**Dataset:**
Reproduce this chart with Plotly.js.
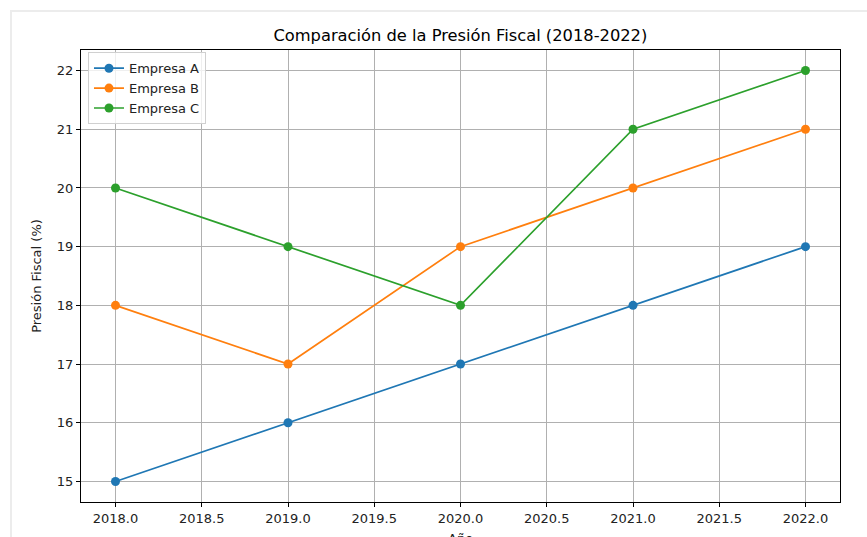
<!DOCTYPE html>
<html>
<head>
<meta charset="utf-8">
<script src="https://cdn.plot.ly/plotly-3.0.1.min.js"></script>
<style>
  html, body { margin: 0; padding: 0; background: #fff; overflow: hidden; }
  #frame { position: absolute; left: 10px; top: 10px; width: 900px; height: 600px;
           border-top: 2px solid #ececec; border-left: 2px solid #ececec; }
  #chart { position: absolute; left: 0; top: 0; width: 867px; height: 537px; }
</style>
</head>
<body>
<div id="frame"></div>
<div id="chart"></div>
<script>
const years = [2018, 2019, 2020, 2021, 2022];
const empresaA = [15, 16, 17, 18, 19];
const empresaB = [18, 17, 19, 20, 21];
const empresaC = [20, 19, 18, 21, 22];
const xTicks = [2018.0, 2018.5, 2019.0, 2019.5, 2020.0, 2020.5, 2021.0, 2021.5, 2022.0];
const xTickText = ['2018.0', '2018.5', '2019.0', '2019.5', '2020.0', '2020.5', '2021.0', '2021.5', '2022.0'];
const yTicks = [15, 16, 17, 18, 19, 20, 21, 22];

const font = 'DejaVu Sans, sans-serif';
function series(name, y, color) {
  return { x: years, y: y, name: name, type: 'scatter', mode: 'lines+markers',
    line: { color: color, width: 1.7 }, marker: { color: color, size: 9 } };
}
const data = [
  series('Empresa A', empresaA, '#1f77b4'),
  series('Empresa B', empresaB, '#ff7f0e'),
  series('Empresa C', empresaC, '#2ca02c')
];
const axisCommon = {
  showline: true, linecolor: '#000', linewidth: 1, mirror: true,
  ticks: 'outside', ticklen: 4, tickwidth: 1, tickcolor: '#000',
  showgrid: true, gridcolor: '#b0b0b0', gridwidth: 1, zeroline: false,
  tickfont: { family: font, size: 13, color: '#222' }
};
const layout = {
  width: 867, height: 537,
  paper_bgcolor: 'rgba(0,0,0,0)', plot_bgcolor: '#fff',
  margin: { l: 81, r: 27, t: 50, b: 35 },
  title: { text: 'Comparación de la Presión Fiscal (2018-2022)', x: 0.531, xanchor: 'center',
           y: 1 - 35/537, yanchor: 'middle', font: { family: font, size: 16.3, color: '#000' } },
  xaxis: Object.assign({}, axisCommon, {
    range: [2017.8, 2022.2], tickmode: 'array', tickvals: xTicks, ticktext: xTickText
  }),
  yaxis: Object.assign({}, axisCommon, {
    range: [14.65, 22.35], tickmode: 'array', tickvals: yTicks,
    title: { text: 'Presión Fiscal (%)', font: { family: font, size: 13, color: '#222' }, standoff: 12 }
  }),
  annotations: [{
    text: 'Año', xref: 'paper', yref: 'paper', x: 0.5, y: -0.0807,
    xanchor: 'center', yanchor: 'middle', showarrow: false,
    font: { family: font, size: 13, color: '#222' }
  }],
  showlegend: true,
  legend: { x: 0.0092, y: 0.995, xanchor: 'left', yanchor: 'top', itemwidth: 30,
    bgcolor: 'rgba(255,255,255,0.8)', bordercolor: '#d0d0d0', borderwidth: 1,
    font: { family: font, size: 13, color: '#222' }, tracegroupgap: 0 }
};
Plotly.newPlot('chart', data, layout, { displayModeBar: false, staticPlot: true });
</script>
</body>
</html>
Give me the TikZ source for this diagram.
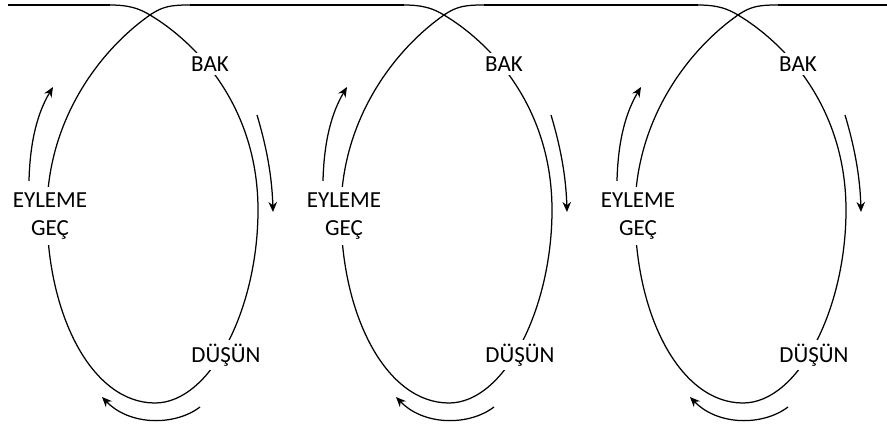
\documentclass[tikz,border=0pt]{standalone}
\usepackage{fontspec}
\setmainfont{Carlito}
\usetikzlibrary{arrows.meta}
\begin{document}
\begin{tikzpicture}[x=1pt,y=-1pt,
  loopline/.style={line width=1.25pt, black},
  cyclelabel/.style={fill=white, inner xsep=1pt, inner ysep=4pt,
    font=\fontsize{23}{28}\selectfont, align=center},
  cyclearrow/.style={line width=1.25pt, black,
    -{Stealth[length=10pt,width=8.5pt]}}]
\useasboundingbox (0,0) rectangle (887,430);

% three look-think-act loops, each shifted 294pt to the right
\foreach \k in {0,1,2}{
  \begin{scope}[xshift=\k*294pt]
    \coordinate (in\k) at (110,5);
    \coordinate (out\k) at (190,5);
    \draw[loopline] (in\k) .. controls (130,5) and (140,9) .. (150,15)
      .. controls (200,45) and (258,110) .. (258,210)
      .. controls (258,310) and (210,403) .. (155,403)
      .. controls (92,403) and (47,315) .. (47,212)
      .. controls (47,120) and (100,50) .. (150,15)
      .. controls (163,6) and (172,5) .. (out\k);
    \node[cyclelabel] (bak\k) at (210,64) {BAK};
    \node[cyclelabel] (dusun\k) at (226,355) {DÜŞÜN};
    \node[cyclelabel, inner ysep=6pt] (eylem\k) at (50,216) {EYLEME\\GEÇ};
    % direction arrows beside the loop
    \coordinate (ra\k) at (257,115);
    \coordinate (rb\k) at (273,212);
    \draw[cyclearrow] (ra\k) .. controls (266,145) and (272,175) .. (rb\k);
    \coordinate (ba\k) at (200,407);
    \coordinate (bb\k) at (102,397);
    \draw[cyclearrow] (ba\k) .. controls (175,426) and (130,426) .. (bb\k);
    \coordinate (la\k) at (29,181);
    \coordinate (lb\k) at (53,87);
    \draw[cyclearrow] (la\k) .. controls (30,140) and (38,112) .. (lb\k);
  \end{scope}
}

% the line running along the top, linking the loops
\coordinate (start) at (8,5);
\coordinate (finish) at (887,5);
\draw[loopline] (start) -- (in0);
\draw[loopline] (out0) -- (in1);
\draw[loopline] (out1) -- (in2);
\draw[loopline] (out2) -- (finish);
\end{tikzpicture}
\end{document}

**Short exercise:** All lines in the data that contain the word "chart" should be copied.

**Solution below:**
Reproduce this chart with Plotly.js.
  #chart { position: absolute; left: 0; top: 0; width: 867px; height: 537px; }
<div id="chart"></div>
Plotly.newPlot('chart', data, layout, { displayModeBar: false, staticPlot: true });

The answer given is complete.